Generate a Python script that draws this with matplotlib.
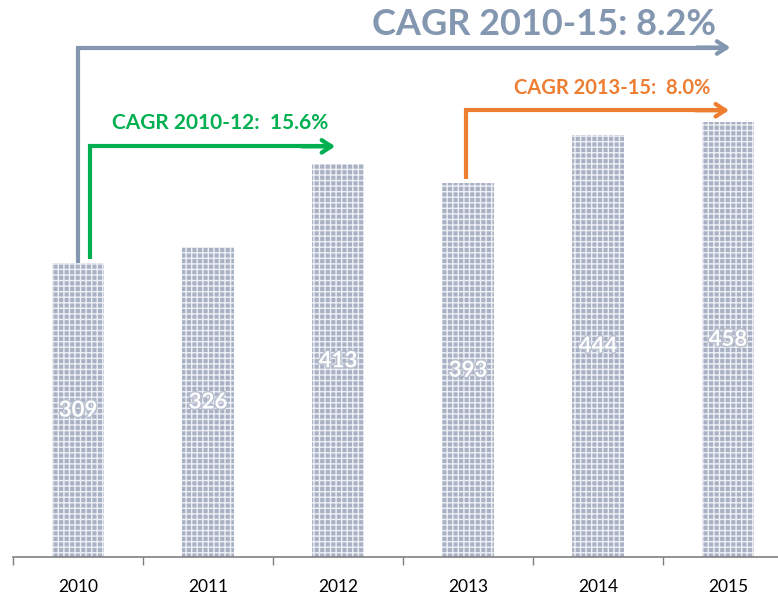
import matplotlib.pyplot as plt
import matplotlib.patheffects as pe

# --- Datos ---
years = ['2010', '2011', '2012', '2013', '2014', '2015']
values = [309, 326, 413, 393, 444, 458]

cagr_labels = ['CAGR 2010-15: 8.2%', 'CAGR 2010-12:  15.6%', 'CAGR 2013-15:  8.0%']

plt.rcParams['font.family'] = ['Lato', 'DejaVu Sans']
plt.rcParams['hatch.linewidth'] = 1.0

W, H = 778, 597
fig = plt.figure(figsize=(W / 100, H / 100), dpi=100)
# eje: x desde 13 px hasta 793 px (cortado a la derecha), base en y=557 px
ax = fig.add_axes([13 / W, (H - 557) / H, 780 / W, 557 / H])

x = list(range(len(years)))
ax.bar(x, values, width=0.4, color='#a9b2c5', edgecolor='#eef0f5',
       linewidth=0, hatch='+++')

for xi, v in zip(x, values):
    ax.text(xi, v / 2, str(v), ha='center', va='center', color='white',
            fontsize=16, fontweight='bold',
            path_effects=[pe.withStroke(linewidth=2, foreground='#b9c0cf')])

ax.set_xlim(-0.5, 5.5)
ax.set_ylim(0, 586)
ax.set_xticks([i - 0.5 for i in x])
ax.set_xticklabels([])
ax.set_xticks(x, minor=True)
ax.set_xticklabels(years, minor=True, fontsize=12.5)
ax.tick_params(axis='x', which='major', length=6, width=1, color='#808080', direction='out')
ax.tick_params(axis='x', which='minor', length=0, pad=16)
ax.set_yticks([])
for s in ['top', 'right', 'left']:
    ax.spines[s].set_visible(False)
ax.spines['bottom'].set_color('#808080')
ax.spines['bottom'].set_linewidth(1.2)


def cagr_arrow(x0, y0, yh, x1, color, lw):
    ax.plot([x0, x0, x1 - 0.05], [y0, yh, yh], color=color, lw=lw,
            solid_capstyle='butt', solid_joinstyle='miter', clip_on=False)
    ax.annotate('', xy=(x1, yh), xytext=(x1 - 0.3, yh),
                arrowprops=dict(arrowstyle='->,head_length=0.7,head_width=0.45',
                                color=color, lw=lw), annotation_clip=False)


gray, green, orange = '#8497b0', '#00b050', '#ed7d31'
cagr_arrow(0, values[0], 536, 5.04, gray, 3)
cagr_arrow(0.092, values[0] + 5, 432, 2.0, green, 3)
cagr_arrow(2.985, values[3] + 5, 470, 5.03, orange, 3)

ax.text(4.91, 560, cagr_labels[0], ha='right', va='center', color=gray,
        fontsize=26, fontweight='bold', clip_on=False)
ax.text(1.09, 457, cagr_labels[1], ha='center', va='center', color=green,
        fontsize=15, fontweight='bold')
ax.text(4.11, 493, cagr_labels[2], ha='center', va='center', color=orange,
        fontsize=14.5, fontweight='bold')

plt.savefig('out.png', dpi=100)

Requirements - Without any pictures, reproduce the lines from the first one in the material through the line that has "cagr_arrow(2.985, values[3] +", exactly as they appear.

Full output -
Generate a Python script that draws this with matplotlib.
import matplotlib.pyplot as plt
import matplotlib.patheffects as pe

# --- Datos ---
years = ['2010', '2011', '2012', '2013', '2014', '2015']
values = [309, 326, 413, 393, 444, 458]

cagr_labels = ['CAGR 2010-15: 8.2%', 'CAGR 2010-12:  15.6%', 'CAGR 2013-15:  8.0%']

plt.rcParams['font.family'] = ['Lato', 'DejaVu Sans']
plt.rcParams['hatch.linewidth'] = 1.0

W, H = 778, 597
fig = plt.figure(figsize=(W / 100, H / 100), dpi=100)
# eje: x desde 13 px hasta 793 px (cortado a la derecha), base en y=557 px
ax = fig.add_axes([13 / W, (H - 557) / H, 780 / W, 557 / H])

x = list(range(len(years)))
ax.bar(x, values, width=0.4, color='#a9b2c5', edgecolor='#eef0f5',
       linewidth=0, hatch='+++')

for xi, v in zip(x, values):
    ax.text(xi, v / 2, str(v), ha='center', va='center', color='white',
            fontsize=16, fontweight='bold',
            path_effects=[pe.withStroke(linewidth=2, foreground='#b9c0cf')])

ax.set_xlim(-0.5, 5.5)
ax.set_ylim(0, 586)
ax.set_xticks([i - 0.5 for i in x])
ax.set_xticklabels([])
ax.set_xticks(x, minor=True)
ax.set_xticklabels(years, minor=True, fontsize=12.5)
ax.tick_params(axis='x', which='major', length=6, width=1, color='#808080', direction='out')
ax.tick_params(axis='x', which='minor', length=0, pad=16)
ax.set_yticks([])
for s in ['top', 'right', 'left']:
    ax.spines[s].set_visible(False)
ax.spines['bottom'].set_color('#808080')
ax.spines['bottom'].set_linewidth(1.2)


def cagr_arrow(x0, y0, yh, x1, color, lw):
    ax.plot([x0, x0, x1 - 0.05], [y0, yh, yh], color=color, lw=lw,
            solid_capstyle='butt', solid_joinstyle='miter', clip_on=False)
    ax.annotate('', xy=(x1, yh), xytext=(x1 - 0.3, yh),
                arrowprops=dict(arrowstyle='->,head_length=0.7,head_width=0.45',
                                color=color, lw=lw), annotation_clip=False)


gray, green, orange = '#8497b0', '#00b050', '#ed7d31'
cagr_arrow(0, values[0], 536, 5.04, gray, 3)
cagr_arrow(0.092, values[0] + 5, 432, 2.0, green, 3)
cagr_arrow(2.985, values[3] + 5, 470, 5.03, orange, 3)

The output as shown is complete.